Caldey Island (Gales). Por lo general, cuando vuelvo a un sitio que me ha impresionado no suele gustarme tanto. No es que me esté haciendo mayor, sino que es algo que me ha sucedido siempre, y cuando uno escribe siempre lo que quiere decir es que ha habido excepciones.
Una de ellas la estoy viviendo hoy en Caldey Island. Empezamos la aventura en alta mar: el patrón se llevó por delante unas redes -y eso que una boya las señalizaba claramente- y quedamos a la deriva y sin tracción. No hubo que esperar mucho, cierto, para que otra embarcación se acercase por babor y las dos docenas de pasajeros -cuatro niños, sus madres y padres, y el resto tercera edad avanzada- pasamos como pudimos de una cubierta a otra. No había oleaje, claro está, pero incluso así debe calificarse de milagro terrenal el que ni un bastón cayera al océano.
Caldey Island está no sólo igual, sino mejor. Oficina de Correos, tienda, perfumería y monasterio -prácticamente todo lo que hay, más un hospedaje- muestran su mejor cara. En el café, estrecho como él solo, ofrecen lo mismo más una curiosa cerveza de gengibre que pasa por ser la única bebida alcohólica a la venta, 5 grados. Las mesas, todas al aire libre, asientan directamente sobre una hierba impoluta tanto al amanecer como, prácticamente, cuando a las 5 se cierra la isla y parte el último barcucho: lo que hay en el suelo es algún miniplástico y una -una colilla vieja.

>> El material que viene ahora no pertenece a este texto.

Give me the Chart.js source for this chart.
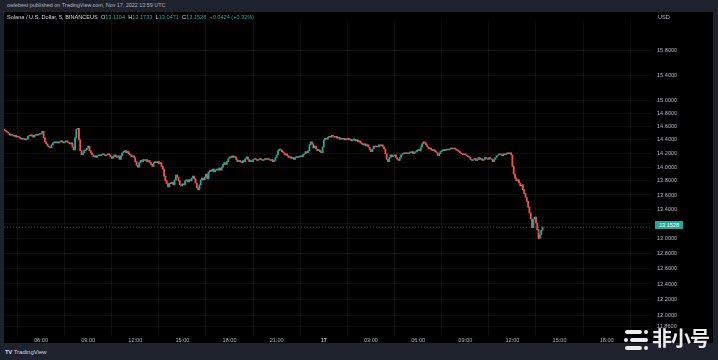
<!DOCTYPE html>
<html><head><meta charset="utf-8">
<script src="https://cdn.jsdelivr.net/npm/chart.js@4/dist/chart.umd.min.js"></script>
<style>
html,body{margin:0;padding:0;background:#1e222d;width:718px;height:360px;overflow:hidden;font-family:"Liberation Sans",Arial,sans-serif}
#panel{position:absolute;left:4px;top:12px;width:709px;height:331px;background:#000}
#c{position:absolute;left:4px;top:12px}
.t{position:absolute;white-space:nowrap;line-height:1}
#pub{left:7px;top:3px;font-size:5.4px;color:#b2b5be}
#leg{left:7px;top:15px;font-size:5.6px;color:#d1d4dc}
#leg b{font-weight:normal;color:#26a69a}
#usd{left:658px;top:15px;font-size:5.6px;color:#b2b5be}
#badge{left:655px;top:221px;width:28px;height:8px;background:#26a69a;color:#fff;font-size:5.6px;line-height:8px;text-align:center}
#tv{left:5px;top:349px;font-size:6px;color:#d1d4dc}
#tv span{font-weight:bold;letter-spacing:-0.5px;margin-right:2px}
#wm{left:652px;top:328px;font-size:20px;font-weight:bold;color:#ececec;font-family:"Noto Sans CJK SC",sans-serif;letter-spacing:-1px}
.ic{position:absolute;background:#ececec;border-radius:2px;height:4px}
</style></head>
<body>
<div id="panel"></div>
<canvas id="c" width="709" height="331"></canvas>
<div class="t" id="pub">owlebest published on TradingView.com, Nov 17, 2022 13:59 UTC</div>
<div class="t" id="leg">Solana / U.S. Dollar, 5, BINANCEUS&nbsp;&nbsp;O<b>13.1104</b>&nbsp;&nbsp;H<b>13.1733</b>&nbsp;&nbsp;L<b>13.0471</b>&nbsp;&nbsp;C<b>13.1528</b>&nbsp;&nbsp;<b>+0.0424 (+0.32%)</b></div>
<div class="t" id="usd">USD</div>
<div class="t" id="badge">13.1528</div>
<div class="t" id="tv"><span>TV</span>TradingView</div>
<div class="ic" style="left:625px;top:330px;width:17px"></div>
<div class="ic" style="left:644px;top:330px;width:4px"></div>
<div class="ic" style="left:624px;top:338px;width:4px"></div>
<div class="ic" style="left:630px;top:338px;width:18px"></div>
<div class="ic" style="left:625px;top:346px;width:17px"></div>
<div class="ic" style="left:644px;top:346px;width:4px"></div>
<div class="t" id="wm">非小号</div>
<script>
// 5-minute candles, Nov 16 03:40 -> Nov 17 13:55 (UTC)
const firstOpen = 14.56;
const closes = [
14.544,14.53,14.515,14.50,
14.47,14.485,14.47,14.457,14.47,14.44,14.455,14.44,14.427,14.41,14.425,14.41,
14.40,14.41,14.455,14.47,14.46,14.47,14.44,14.47,14.485,14.47,14.485,14.485,
14.50,14.53,14.43,14.37,14.34,14.31,14.295,14.28,14.325,14.355,14.37,14.355,
14.37,14.355,14.37,14.385,14.37,14.355,14.37,14.385,14.37,14.355,14.34,14.355,
14.295,14.25,14.43,14.56,14.575,14.40,14.24,14.18,14.21,14.24,14.25,14.28,
14.31,14.24,14.21,14.18,14.15,14.165,14.14,14.165,14.18,14.165,14.18,14.195,
14.18,14.165,14.18,14.195,14.18,14.15,14.125,14.15,14.18,14.15,14.14,14.165,
14.11,14.165,14.21,14.225,14.24,14.21,14.225,14.195,14.18,14.15,14.165,14.14,
14.08,14.025,14.00,14.065,14.095,14.08,14.11,14.095,14.11,14.08,14.095,14.065,
14.04,14.01,14.065,14.08,14.065,14.08,14.05,14.065,14.01,13.97,13.87,13.80,
13.76,13.715,13.77,13.76,13.785,13.745,13.815,13.885,13.855,13.80,13.745,13.73,
13.76,13.745,13.80,13.815,13.785,13.815,13.80,13.84,13.87,13.83,13.77,13.70,
13.675,13.745,13.815,13.84,13.815,13.855,13.90,13.83,13.93,13.955,13.94,13.97,
13.93,13.955,13.97,13.955,13.985,13.955,14.00,14.04,14.065,14.04,14.08,14.125,
14.15,14.14,14.165,14.14,14.15,14.11,14.08,14.095,14.08,14.065,14.095,14.08,
14.125,14.15,14.11,14.08,14.095,14.08,14.11,14.125,14.11,14.095,14.11,14.125,
14.11,14.095,14.11,14.125,14.11,14.125,14.11,14.095,14.11,14.08,14.095,14.14,
14.18,14.24,14.265,14.25,14.225,14.21,14.18,14.195,14.165,14.14,14.15,14.125,
14.14,14.11,14.14,14.15,14.14,14.15,14.165,14.15,14.18,14.195,14.225,14.21,
14.24,14.325,14.37,14.34,14.28,14.31,14.265,14.24,14.25,14.225,14.21,14.295,
14.40,14.425,14.41,14.44,14.455,14.44,14.47,14.455,14.44,14.455,14.425,14.44,
14.41,14.425,14.41,14.425,14.40,14.41,14.425,14.40,14.41,14.385,14.40,14.41,
14.385,14.40,14.37,14.385,14.355,14.34,14.325,14.34,14.31,14.325,14.295,14.25,
14.225,14.265,14.31,14.295,14.31,14.295,14.325,14.31,14.325,14.295,14.265,14.195,
14.11,14.08,14.14,14.18,14.15,14.165,14.18,14.14,14.11,14.095,14.14,14.18,
14.195,14.21,14.195,14.21,14.195,14.21,14.21,14.225,14.195,14.21,14.225,14.24,
14.25,14.24,14.295,14.34,14.37,14.355,14.325,14.295,14.265,14.28,14.25,14.24,
14.25,14.225,14.21,14.165,14.195,14.225,14.24,14.25,14.24,14.25,14.265,14.25,
14.265,14.28,14.265,14.28,14.265,14.25,14.24,14.225,14.21,14.195,14.18,14.195,
14.18,14.165,14.15,14.14,14.11,14.095,14.11,14.125,14.095,14.11,14.14,14.11,
14.125,14.095,14.11,14.14,14.125,14.11,14.14,14.125,14.11,14.08,14.11,14.14,
14.165,14.18,14.195,14.18,14.165,14.195,14.18,14.195,14.21,14.195,14.21,14.18,
14.01,13.90,13.84,13.80,13.815,13.77,13.73,13.745,13.675,13.62,13.565,13.51,
13.43,13.35,13.265,13.145,13.265,13.29,13.21,13.12,13.00,13.05,13.1104,13.1528
];
const lastPrice = 13.1528;
const timeTickIdx = [28,64,100,136,172,208,244,280,316,352,388,424,460];
const timeTickLabels = ["06:00","09:00","12:00","15:00","18:00","21:00","17","03:00","06:00","09:00","12:00","15:00","18:00"];
const priceTicks = [15.8,15.4,15.0,14.8,14.6,14.4,14.2,14.0,13.8,13.6,13.4,13.2,13.0,12.8,12.6,12.4,12.2,12.0,11.86];

const UP = '#26a69a', DOWN = '#ef5350';
const opens = closes.map((c,i)=> i===0 ? firstOpen : closes[i-1]);
const bodies = closes.map((c,i)=>({x:i, y:[opens[i], c]}));
const colors = closes.map((c,i)=> c >= opens[i] ? UP : DOWN);
const XMIN = -0.25, XMAX = 494.6;
const FONT = "'Liberation Sans', Arial, sans-serif";
const GRID = 'rgba(255,255,255,0.055)';

new Chart(document.getElementById('c'), {
  type: 'bar',
  data: {
    datasets: [
      {type:'line', data:[{x:XMIN,y:lastPrice},{x:XMAX,y:lastPrice}], borderColor:'rgba(38,166,154,0.55)', borderWidth:1, borderDash:[1,2], pointRadius:0, order:2},
      {data: bodies, backgroundColor: colors, barThickness: 1.2, minBarLength: 1, grouped:false, order:1}
    ]
  },
  options: {
    responsive:false, animation:false,
    layout:{padding:0},
    plugins:{legend:{display:false}, tooltip:{enabled:false}},
    scales:{
      x:{type:'linear', min:XMIN, max:XMAX, offset:false,
        afterBuildTicks: s => { s.ticks = timeTickIdx.map(v=>({value:v})); },
        afterFit: s => { s.height = 8; },
        ticks:{autoSkip:false, maxRotation:0, padding:2, color:'#b2b5be',
          font: ctx => ({family:FONT, size:5.6, weight: (ctx.tick && ctx.tick.value===244) ? 'bold' : 'normal'}),
          callback: v => timeTickLabels[timeTickIdx.indexOf(v)]},
        grid:{color:GRID, drawTicks:false}, border:{display:false}},
      y:{type:'logarithmic', position:'right', min:11.7645, max:16.303,
        afterBuildTicks: s => { s.ticks = priceTicks.map(v=>({value:v})); },
        afterFit: s => { s.width = 61; },
        ticks:{autoSkip:false, padding:5, crossAlign:'near', color:'#b2b5be', font:{family:FONT, size:5.6},
          callback: v => Number(v).toFixed(4)},
        grid:{color:GRID, drawTicks:false}, border:{display:false}}
    }
  }
});
</script>
</body></html>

Pero además, desde el faro ha sido creada una alfombra vegetal: una máquina desbrozó tres metros de ancho a lo largo de los acantilados sin tocar el suelo, así que no ha habido agresión, y para el verano próximo, con todo cerrado por helechos y ortigas, vuelta a repetir la operación.
La ruta es un cuadrado perfecto que permite observar las vacas de los monjes pastando en el borde de un acantilado que parece que las va a succionar. Giro aquí, giro allá y al visitante entra en el antiguo priorato, abandonado, con su piedra votiva del siglo IV, hoy con tejado, todo con un aire de misterio. Y pegado a él, en edificio insulso, el lugar donde acaban -acabamos- todos los que hacemos esa ruta, que es como decir la aplastante mayoría de los que desembarcamos cada día en la isla: la Chocolate Factory, minúsculo mostrador abarrotado con la cola de personal saliendo al aire libre, por supuesto: cuatro tipos de chocolate y una docena de fudges de sabores. Un excelente y dulce final. Una maravilla, Caldey Island.